IPM (isopropyl myristate) has several properties that make it ideal in a cutaneous delivery formula. As a PE it is thought to remove lipids from the stratum corneum thus creating miniscule holes through which substances can be shuttled. IPM is also an emolient sealing the skin and retaining moisture. This prevents the skin from drying out by the alcohol portion of cutaneous delivery product, thus increasing skin permeability.
IPP(ISOPROPYL PALMITATE) acts in the same manner as IPM but leaves the skin feeling more oily.
Oleic Acid has been found to increase the epidermal permeability through a mechanism involving the stratum corneum lipid membrane. It is incorporated into skin lipid, disrupts molecular packing and alters the level of hydration and allows drug penetrates faster.
Isopropyl alcohol is used as a solvent. It will help disolve the ph into the solution. It also has some penetration properties but tends to dry out the skin.
PROPYLENE GLYCOL- keeps the moisture from leaving the skin but is very oily. It also dissolves the ph into solution.
d-Limonene is used because it gives a nice citrus fragrance to cover up the smell from DMSO. It also acts as a mild penetration enhancer and as an emulsifier.
A search on google for transdermal products should turn up all the info you need. The inclusion of the term prohormone or bodybuilding should make the results more specific to your needs.

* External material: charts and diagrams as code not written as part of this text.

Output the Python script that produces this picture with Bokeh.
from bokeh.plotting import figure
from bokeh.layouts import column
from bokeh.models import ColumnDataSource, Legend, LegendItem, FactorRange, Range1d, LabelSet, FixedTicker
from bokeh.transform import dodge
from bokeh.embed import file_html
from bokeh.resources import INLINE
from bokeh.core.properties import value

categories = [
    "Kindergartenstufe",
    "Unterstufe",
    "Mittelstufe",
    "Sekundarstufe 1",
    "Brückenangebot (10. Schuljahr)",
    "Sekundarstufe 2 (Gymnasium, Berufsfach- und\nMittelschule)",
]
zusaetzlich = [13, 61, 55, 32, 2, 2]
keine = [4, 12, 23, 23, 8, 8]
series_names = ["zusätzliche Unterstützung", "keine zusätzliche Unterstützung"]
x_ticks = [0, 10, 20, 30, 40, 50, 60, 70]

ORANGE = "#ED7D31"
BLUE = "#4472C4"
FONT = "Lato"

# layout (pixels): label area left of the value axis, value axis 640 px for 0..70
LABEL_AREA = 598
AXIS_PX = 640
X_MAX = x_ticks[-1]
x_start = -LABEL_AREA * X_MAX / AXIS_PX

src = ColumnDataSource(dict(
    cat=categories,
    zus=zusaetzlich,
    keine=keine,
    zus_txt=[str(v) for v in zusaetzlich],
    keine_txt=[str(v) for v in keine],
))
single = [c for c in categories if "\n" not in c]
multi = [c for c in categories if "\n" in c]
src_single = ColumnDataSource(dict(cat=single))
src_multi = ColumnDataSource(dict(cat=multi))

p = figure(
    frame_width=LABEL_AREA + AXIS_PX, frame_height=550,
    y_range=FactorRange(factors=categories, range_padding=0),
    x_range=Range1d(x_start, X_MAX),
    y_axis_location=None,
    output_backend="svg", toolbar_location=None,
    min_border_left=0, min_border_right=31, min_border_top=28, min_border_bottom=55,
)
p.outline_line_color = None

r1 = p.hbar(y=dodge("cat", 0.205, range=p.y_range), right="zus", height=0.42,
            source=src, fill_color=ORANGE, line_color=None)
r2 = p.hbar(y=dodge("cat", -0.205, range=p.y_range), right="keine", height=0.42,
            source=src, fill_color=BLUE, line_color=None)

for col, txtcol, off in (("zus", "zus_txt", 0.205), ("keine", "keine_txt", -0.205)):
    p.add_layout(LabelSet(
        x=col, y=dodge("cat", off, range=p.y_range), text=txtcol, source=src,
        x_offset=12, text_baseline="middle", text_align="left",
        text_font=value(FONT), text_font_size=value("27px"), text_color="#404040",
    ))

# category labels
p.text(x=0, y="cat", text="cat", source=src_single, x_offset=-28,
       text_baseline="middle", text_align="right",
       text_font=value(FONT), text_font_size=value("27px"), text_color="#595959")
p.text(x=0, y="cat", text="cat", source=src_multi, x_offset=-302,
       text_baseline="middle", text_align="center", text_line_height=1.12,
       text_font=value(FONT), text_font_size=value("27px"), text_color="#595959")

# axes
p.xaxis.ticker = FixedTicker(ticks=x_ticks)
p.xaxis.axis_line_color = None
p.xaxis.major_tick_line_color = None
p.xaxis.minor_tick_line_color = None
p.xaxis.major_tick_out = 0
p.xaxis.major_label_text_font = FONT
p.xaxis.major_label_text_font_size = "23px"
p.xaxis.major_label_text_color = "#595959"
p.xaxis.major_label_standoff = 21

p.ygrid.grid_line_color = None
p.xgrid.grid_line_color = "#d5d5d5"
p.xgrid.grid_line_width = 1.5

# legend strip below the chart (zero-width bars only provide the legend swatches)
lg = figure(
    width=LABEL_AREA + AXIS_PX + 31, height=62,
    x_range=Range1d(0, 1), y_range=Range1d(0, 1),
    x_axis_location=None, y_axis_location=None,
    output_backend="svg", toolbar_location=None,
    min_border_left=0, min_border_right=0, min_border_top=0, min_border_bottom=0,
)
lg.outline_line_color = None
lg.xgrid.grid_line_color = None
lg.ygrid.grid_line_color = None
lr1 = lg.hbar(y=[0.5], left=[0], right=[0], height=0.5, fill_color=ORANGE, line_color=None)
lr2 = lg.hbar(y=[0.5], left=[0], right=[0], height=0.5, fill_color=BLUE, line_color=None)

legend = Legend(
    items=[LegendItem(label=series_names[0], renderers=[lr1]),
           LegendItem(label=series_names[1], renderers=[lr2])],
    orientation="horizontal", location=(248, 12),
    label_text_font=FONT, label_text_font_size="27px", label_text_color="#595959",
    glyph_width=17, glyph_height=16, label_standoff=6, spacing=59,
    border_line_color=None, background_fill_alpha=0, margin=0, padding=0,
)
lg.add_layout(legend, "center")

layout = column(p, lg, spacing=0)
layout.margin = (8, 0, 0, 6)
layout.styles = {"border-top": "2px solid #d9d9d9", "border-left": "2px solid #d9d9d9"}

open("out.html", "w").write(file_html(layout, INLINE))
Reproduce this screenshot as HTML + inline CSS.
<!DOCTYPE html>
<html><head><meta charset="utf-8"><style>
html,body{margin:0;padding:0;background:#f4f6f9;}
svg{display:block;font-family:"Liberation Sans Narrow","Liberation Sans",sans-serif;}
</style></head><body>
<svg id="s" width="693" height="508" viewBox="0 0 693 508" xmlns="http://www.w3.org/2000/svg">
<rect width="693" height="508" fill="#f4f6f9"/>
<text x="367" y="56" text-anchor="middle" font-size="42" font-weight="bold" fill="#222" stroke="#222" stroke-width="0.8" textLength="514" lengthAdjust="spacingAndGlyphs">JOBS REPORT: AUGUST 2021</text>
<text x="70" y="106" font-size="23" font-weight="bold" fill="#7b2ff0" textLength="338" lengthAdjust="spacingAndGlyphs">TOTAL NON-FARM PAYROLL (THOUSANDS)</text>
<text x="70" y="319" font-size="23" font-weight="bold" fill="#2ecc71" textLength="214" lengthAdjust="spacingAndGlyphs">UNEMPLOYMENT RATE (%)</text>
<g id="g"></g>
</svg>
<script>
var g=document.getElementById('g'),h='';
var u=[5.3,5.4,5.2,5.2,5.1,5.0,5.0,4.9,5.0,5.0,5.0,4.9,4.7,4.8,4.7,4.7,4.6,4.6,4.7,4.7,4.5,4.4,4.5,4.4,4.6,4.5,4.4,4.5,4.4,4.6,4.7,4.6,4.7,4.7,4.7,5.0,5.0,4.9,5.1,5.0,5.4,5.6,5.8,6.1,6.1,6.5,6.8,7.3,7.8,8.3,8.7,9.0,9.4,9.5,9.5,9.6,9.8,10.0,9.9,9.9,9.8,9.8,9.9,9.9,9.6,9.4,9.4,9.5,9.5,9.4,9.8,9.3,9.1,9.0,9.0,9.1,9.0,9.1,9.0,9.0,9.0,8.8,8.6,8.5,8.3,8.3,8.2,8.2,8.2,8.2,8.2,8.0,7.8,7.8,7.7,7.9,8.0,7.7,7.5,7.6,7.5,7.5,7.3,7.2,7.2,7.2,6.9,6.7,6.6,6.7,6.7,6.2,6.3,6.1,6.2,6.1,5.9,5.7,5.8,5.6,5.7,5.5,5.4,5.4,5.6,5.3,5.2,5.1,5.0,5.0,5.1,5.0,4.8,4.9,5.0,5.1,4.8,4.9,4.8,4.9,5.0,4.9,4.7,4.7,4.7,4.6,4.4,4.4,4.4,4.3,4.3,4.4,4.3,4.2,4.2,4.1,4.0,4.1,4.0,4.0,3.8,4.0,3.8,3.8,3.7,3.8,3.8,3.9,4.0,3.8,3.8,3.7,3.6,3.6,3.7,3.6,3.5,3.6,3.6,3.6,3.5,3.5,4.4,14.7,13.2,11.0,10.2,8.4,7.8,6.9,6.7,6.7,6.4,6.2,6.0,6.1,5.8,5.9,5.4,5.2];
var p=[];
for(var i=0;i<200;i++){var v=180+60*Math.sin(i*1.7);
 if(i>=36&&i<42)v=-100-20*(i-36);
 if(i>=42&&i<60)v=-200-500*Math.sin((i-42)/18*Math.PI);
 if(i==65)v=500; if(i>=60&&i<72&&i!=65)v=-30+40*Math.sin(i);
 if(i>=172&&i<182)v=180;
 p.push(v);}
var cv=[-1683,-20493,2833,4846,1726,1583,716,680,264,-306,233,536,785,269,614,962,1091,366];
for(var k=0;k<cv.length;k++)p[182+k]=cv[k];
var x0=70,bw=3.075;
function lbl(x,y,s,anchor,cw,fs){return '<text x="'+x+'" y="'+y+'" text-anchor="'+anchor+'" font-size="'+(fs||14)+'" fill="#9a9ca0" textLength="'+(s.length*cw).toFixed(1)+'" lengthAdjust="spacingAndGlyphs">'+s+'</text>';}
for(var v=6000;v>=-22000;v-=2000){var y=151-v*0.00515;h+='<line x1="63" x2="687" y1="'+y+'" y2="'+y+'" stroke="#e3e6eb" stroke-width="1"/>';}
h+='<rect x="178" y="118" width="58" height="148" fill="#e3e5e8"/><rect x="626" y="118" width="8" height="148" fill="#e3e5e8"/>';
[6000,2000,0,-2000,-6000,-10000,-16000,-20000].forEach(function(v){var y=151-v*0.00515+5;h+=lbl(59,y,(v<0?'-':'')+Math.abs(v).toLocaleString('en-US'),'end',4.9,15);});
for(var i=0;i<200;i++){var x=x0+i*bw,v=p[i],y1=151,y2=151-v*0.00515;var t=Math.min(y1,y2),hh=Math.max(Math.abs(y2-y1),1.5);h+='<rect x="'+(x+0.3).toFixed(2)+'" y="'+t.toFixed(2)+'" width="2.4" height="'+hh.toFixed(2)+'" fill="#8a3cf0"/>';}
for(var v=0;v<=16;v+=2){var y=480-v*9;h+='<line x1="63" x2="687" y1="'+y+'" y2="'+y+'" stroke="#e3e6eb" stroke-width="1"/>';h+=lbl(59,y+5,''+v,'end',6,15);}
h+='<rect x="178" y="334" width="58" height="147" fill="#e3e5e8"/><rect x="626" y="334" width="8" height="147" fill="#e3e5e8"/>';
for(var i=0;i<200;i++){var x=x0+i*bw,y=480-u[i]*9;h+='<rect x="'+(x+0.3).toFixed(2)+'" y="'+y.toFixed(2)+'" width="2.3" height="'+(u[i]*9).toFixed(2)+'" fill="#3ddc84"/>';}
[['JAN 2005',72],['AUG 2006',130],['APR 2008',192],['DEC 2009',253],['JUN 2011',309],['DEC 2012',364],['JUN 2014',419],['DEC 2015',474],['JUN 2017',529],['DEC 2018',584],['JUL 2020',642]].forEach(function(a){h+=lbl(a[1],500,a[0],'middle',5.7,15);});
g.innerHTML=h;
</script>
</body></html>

There really is no competition between USP DMSO and other transdermal carriers. USP DMSO is the only carrier that is backed by US and Canadien drug Master files and meet the rigorous USP standards specically for the purposes of transdermal pharmaceutical delivery. It is known as a super solvent, because many drugs that are not soluable in other solutions are soluable to a high degree in USP DMSO. The soluability also enhances the action of the drug. The high soluability also means that it doesn't take much, and it also works well with water. Not only that but it has a better safety profile than alcohol or other carriers, with the lowest incidence of cell toxicity in studies. DMSO penetrates the skin very rapidly, and at a measurable rate, the difference is that it penetrates reversably, which allows for a lower incidence of toxicity.
The idea that it only carries 30% it patently false. First off, much of the idea of permeability has to do with the compound and the solubility, but other factors like temperature and amount. DMSO is prescribed by doctors for transdermal preps. It penetrates as readily, if not moreso than anything else on the market. It is a better choice because of its safety, solubility,water miscible, high polarity, aproticity, and other physical properties.
Sorry for the confusion, I meant that the bioavailability(fraction/percent that reaches systematic circulation) of a transdermal is realistically 30%. I see claims of 40% and as high as 76% for some type of fina trans but have seen nothing to support those claims. USP grade DMSO would be an ideal penetration enhancer(PE) for the reasons jguns mentioned, the foremost being it's relative safety. I think BigCat had an article on why DMSO should not be used as a carrier but rather a PE in part because it penetrates the skin very rapidly. I personally use it in a pre and post application of the trans soln as well as in the trans itself. I believe DMSO is a necessity when using a transdermal product regardless of how you choose to use it.
I have just started to use dsmo with transdermal Testosterone from the doctors. Seems to work rather well. I lace the dsmo with roughly 60% water and apply, then I wait a few minutes and apply the transdermal test. I love dsmo.
Thanks heavyweight. Anyone know the purpose of sodium hydroxide?
What was your concentration of DMSO? Also, do you use glycerin for skin drying out?
I use a small container and fill it about 1/8 way, then I add 2x the amount of water.
I myslef don't use anything to keep from drying out. I am naturally dry.........
Ever get those smal containers mike sends out with his powders, like yohimbe and such? I use one of those small ocntainers.